The race begins in earnest Saturday with the first long time trial on a Tour marked by crashes and a doping investigation that has stripped the event of elite riders.
After an opening week when top riders took few risks and the glory belonged to sprinters Robbie McEwen and Tom Boonen, the time trial should help reveal the true contenders in a depleted field.
McEwen's win in Friday's sixth stage was his third this year and 11th in nine Tours.
The Australian won in characteristic fashion, muscling past other sprinters. Among them was Boonen, the overall race leader who clung to the prized yellow jersey but is frustrated not to have another stage victory to go with the four he has from previous Tours.
Stars of the fast and relatively flat first week -- McEwen, Boonen and other sprinters -- will cede the limelight next week.
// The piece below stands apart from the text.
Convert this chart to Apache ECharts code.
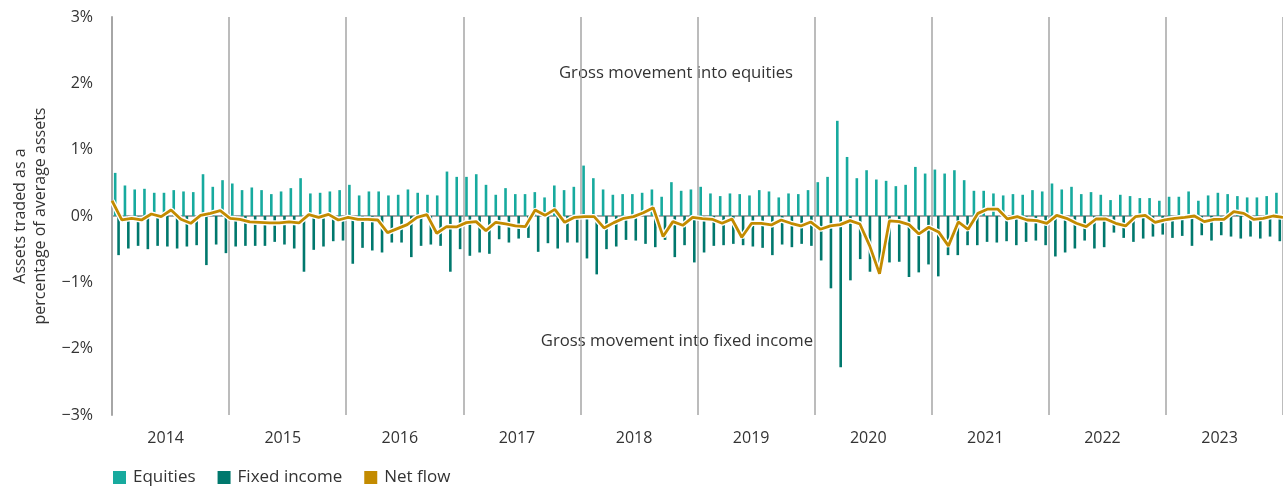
<!DOCTYPE html>
<html>
<head>
<meta charset="utf-8">
<script src="https://cdn.jsdelivr.net/npm/echarts@6/dist/echarts.min.js"></script>
<style>
html,body{margin:0;padding:0;background:#fff;}
#chart{width:1283px;height:487px;}
</style>
</head>
<body>
<div id="chart"></div>
<script>
const years = ['2014','2015','2016','2017','2018','2019','2020','2021','2022','2023'];
const yTicks = [-3,-2,-1,0,1,2,3];

const equities = [
  0.65,0.46,0.40,0.41,0.35,0.35,0.39,0.37,0.36,0.63,0.44,0.54,
  0.49,0.39,0.43,0.39,0.33,0.37,0.42,0.57,0.34,0.35,0.37,0.39,
  0.47,0.31,0.37,0.37,0.31,0.32,0.40,0.35,0.32,0.31,0.67,0.59,
  0.59,0.63,0.47,0.32,0.42,0.33,0.33,0.36,0.28,0.46,0.39,0.44,
  0.76,0.57,0.40,0.32,0.33,0.33,0.35,0.40,0.29,0.51,0.38,0.40,
  0.44,0.34,0.30,0.34,0.33,0.31,0.39,0.37,0.28,0.34,0.33,0.39,
  0.51,0.59,1.435,0.89,0.57,0.69,0.55,0.53,0.45,0.47,0.74,0.64,
  0.70,0.64,0.69,0.54,0.38,0.38,0.34,0.31,0.33,0.32,0.39,0.37,
  0.49,0.40,0.44,0.33,0.36,0.32,0.24,0.32,0.30,0.27,0.27,0.23,
  0.29,0.29,0.37,0.23,0.31,0.35,0.33,0.30,0.28,0.28,0.30,0.35
];

const fixedIncome = [
  -0.59,-0.49,-0.45,-0.50,-0.45,-0.46,-0.49,-0.46,-0.44,-0.74,-0.43,-0.56,
  -0.46,-0.45,-0.45,-0.45,-0.39,-0.43,-0.49,-0.84,-0.51,-0.46,-0.38,-0.37,
  -0.72,-0.48,-0.52,-0.55,-0.40,-0.40,-0.62,-0.45,-0.43,-0.45,-0.84,-0.50,
  -0.60,-0.55,-0.57,-0.35,-0.40,-0.34,-0.33,-0.54,-0.41,-0.49,-0.40,-0.40,
  -0.64,-0.88,-0.50,-0.46,-0.36,-0.37,-0.42,-0.47,-0.36,-0.62,-0.44,-0.70,
  -0.55,-0.45,-0.44,-0.42,-0.44,-0.46,-0.48,-0.59,-0.43,-0.47,-0.42,-0.45,
  -0.67,-1.09,-2.28,-0.97,-0.65,-0.84,-0.73,-0.70,-0.69,-0.92,-0.85,-0.73,
  -0.91,-0.59,-0.59,-0.44,-0.44,-0.39,-0.40,-0.38,-0.44,-0.39,-0.37,-0.44,
  -0.61,-0.55,-0.49,-0.37,-0.49,-0.47,-0.25,-0.33,-0.39,-0.34,-0.31,-0.28,
  -0.33,-0.30,-0.45,-0.29,-0.37,-0.29,-0.31,-0.34,-0.31,-0.34,-0.31,-0.38
];

const netFlow = [
  0.23,-0.06,-0.035,-0.06,0.03,-0.01,0.09,-0.05,-0.11,0.01,0.04,0.08,
  -0.035,-0.05,-0.09,-0.095,-0.105,-0.105,-0.09,-0.105,0.02,-0.02,0.025,-0.06,
  -0.02,-0.05,-0.05,-0.06,-0.25,-0.19,-0.13,-0.02,0.02,-0.26,-0.16,-0.165,
  -0.10,-0.085,-0.22,-0.095,-0.12,-0.15,-0.16,0.09,0.01,0.10,-0.095,-0.02,
  -0.01,-0.01,-0.18,-0.10,-0.035,-0.01,0.05,0.126,-0.31,-0.085,-0.14,-0.02,
  -0.04,-0.05,-0.11,-0.045,-0.32,-0.11,-0.11,-0.135,-0.06,-0.11,-0.15,-0.09,
  -0.20,-0.15,-0.13,-0.07,-0.12,-0.45,-0.87,-0.075,-0.085,-0.13,-0.27,-0.17,
  -0.24,-0.45,-0.09,-0.20,0.04,0.105,0.105,-0.045,-0.01,-0.06,-0.07,-0.11,
  0.01,-0.035,-0.11,-0.16,-0.045,-0.045,-0.11,-0.15,-0.01,0.01,-0.095,-0.06,
  -0.035,-0.02,0,-0.085,-0.05,-0.05,0.065,0.04,-0.05,-0.035,0.0,-0.02
];

const categories = [];
years.forEach(y => { for (let m = 1; m <= 12; m++) categories.push(y + '-' + m); });

const FONT = '"Open Sans"';
const TXT = '#333333';
const AXIS = '#a6a6a6';
const C_EQ = '#17aa9e';
const C_FI = '#00786d';
const C_NET = '#c38b00';

const chart = echarts.init(document.getElementById('chart'), null, {renderer: 'canvas'});
chart.setOption({
  animation: false,
  textStyle: {fontFamily: FONT},
  grid: {left: 112, right: 0, top: 17, bottom: 72, containLabel: false},
  legend: {
    left: 108, top: 464,
    itemWidth: 13, itemHeight: 13, itemGap: 22,
    icon: 'rect',
    textStyle: {fontFamily: FONT, fontSize: 17, color: TXT, padding: [0,0,0,2]},
    data: ['Equities', 'Fixed income', 'Net flow']
  },
  xAxis: [{
    type: 'category',
    data: categories,
    boundaryGap: true,
    axisLine: {show: true, lineStyle: {color: AXIS, width: 2}},
    axisTick: {show: false},
    axisLabel: {
      interval: 0,
      margin: 15,
      fontFamily: FONT, fontSize: 16, color: TXT,
      formatter: (v, i) => (i % 12 === 5 ? v.split('-')[0] : '')
    },
    splitLine: {
      show: true,
      interval: (i) => i % 12 === 0,
      lineStyle: {color: AXIS, width: 1.5}
    }
  }, {
    type: 'category',
    data: categories,
    boundaryGap: false,
    show: false
  }],
  yAxis: {
    type: 'value',
    min: -3, max: 3, interval: 1,
    axisLine: {show: true, lineStyle: {color: AXIS, width: 2}},
    axisTick: {show: false},
    splitLine: {show: false},
    axisLabel: {
      margin: 19,
      fontFamily: FONT, fontSize: 16, color: TXT,
      formatter: v => (v < 0 ? '\u2212' + Math.abs(v) : '' + v) + '%'
    }
  },
  graphic: [
    {type: 'text', x: 30, y: 216, rotation: Math.PI / 2,
     style: {text: 'Assets traded as a\npercentage of average assets', fill: TXT,
             font: '16px ' + FONT, textAlign: 'center', textVerticalAlign: 'middle', lineHeight: 20}},
    {type: 'text', x: 676, y: 73,
     style: {text: 'Gross movement into equities', fill: TXT, font: '16.7px ' + FONT,
             textAlign: 'center', textVerticalAlign: 'middle'}},
    {type: 'text', x: 677, y: 341,
     style: {text: 'Gross movement into fixed income', fill: TXT, font: '16.7px ' + FONT,
             textAlign: 'center', textVerticalAlign: 'middle'}}
  ],
  series: [
    {name: 'Equities', type: 'bar', xAxisIndex: 0, data: equities,
     barWidth: 2.6, barGap: '30%', itemStyle: {color: C_EQ}},
    {name: 'Fixed income', type: 'bar', xAxisIndex: 0, data: fixedIncome,
     barWidth: 2.6, barGap: '30%', itemStyle: {color: C_FI}},
    {name: 'halo', type: 'line', xAxisIndex: 1, data: netFlow, symbol: 'none',
     lineStyle: {color: '#ffffff', width: 5.5}, z: 3, silent: true},
    {name: 'Net flow', type: 'line', xAxisIndex: 1, data: netFlow, symbol: 'none',
     lineStyle: {color: C_NET, width: 2.8}, itemStyle: {color: C_NET}, z: 4}
  ]
});
</script>
</body>
</html>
And Boonen will almost certainly cede the yellow jersey as well. That will now belong to all-arounders and mountain-climbing specialists once the Tour heads south into the Pyrenees.
In fact, Boonen's fourth consecutive day in the race leader's yellow shirt today could be his last. The Belgian is not among those expected to shine in the time trial, which favors racers able to ride quickly and steadily over long distances.
Perhaps not since 1999, when Lance Armstrong first took control of the Tour, has the outcome of a time trial seemed so uncertain. The seven-time Tour champion excelled in the discipline, winning nine of the 14 time trials of 10 miles or longer.
Of the four people who beat Armstrong in long time trials, only two are racing: American David Zabriskie of Team CSC and Saunier Duval's David Millar, a Briton back from a two-year doping ban.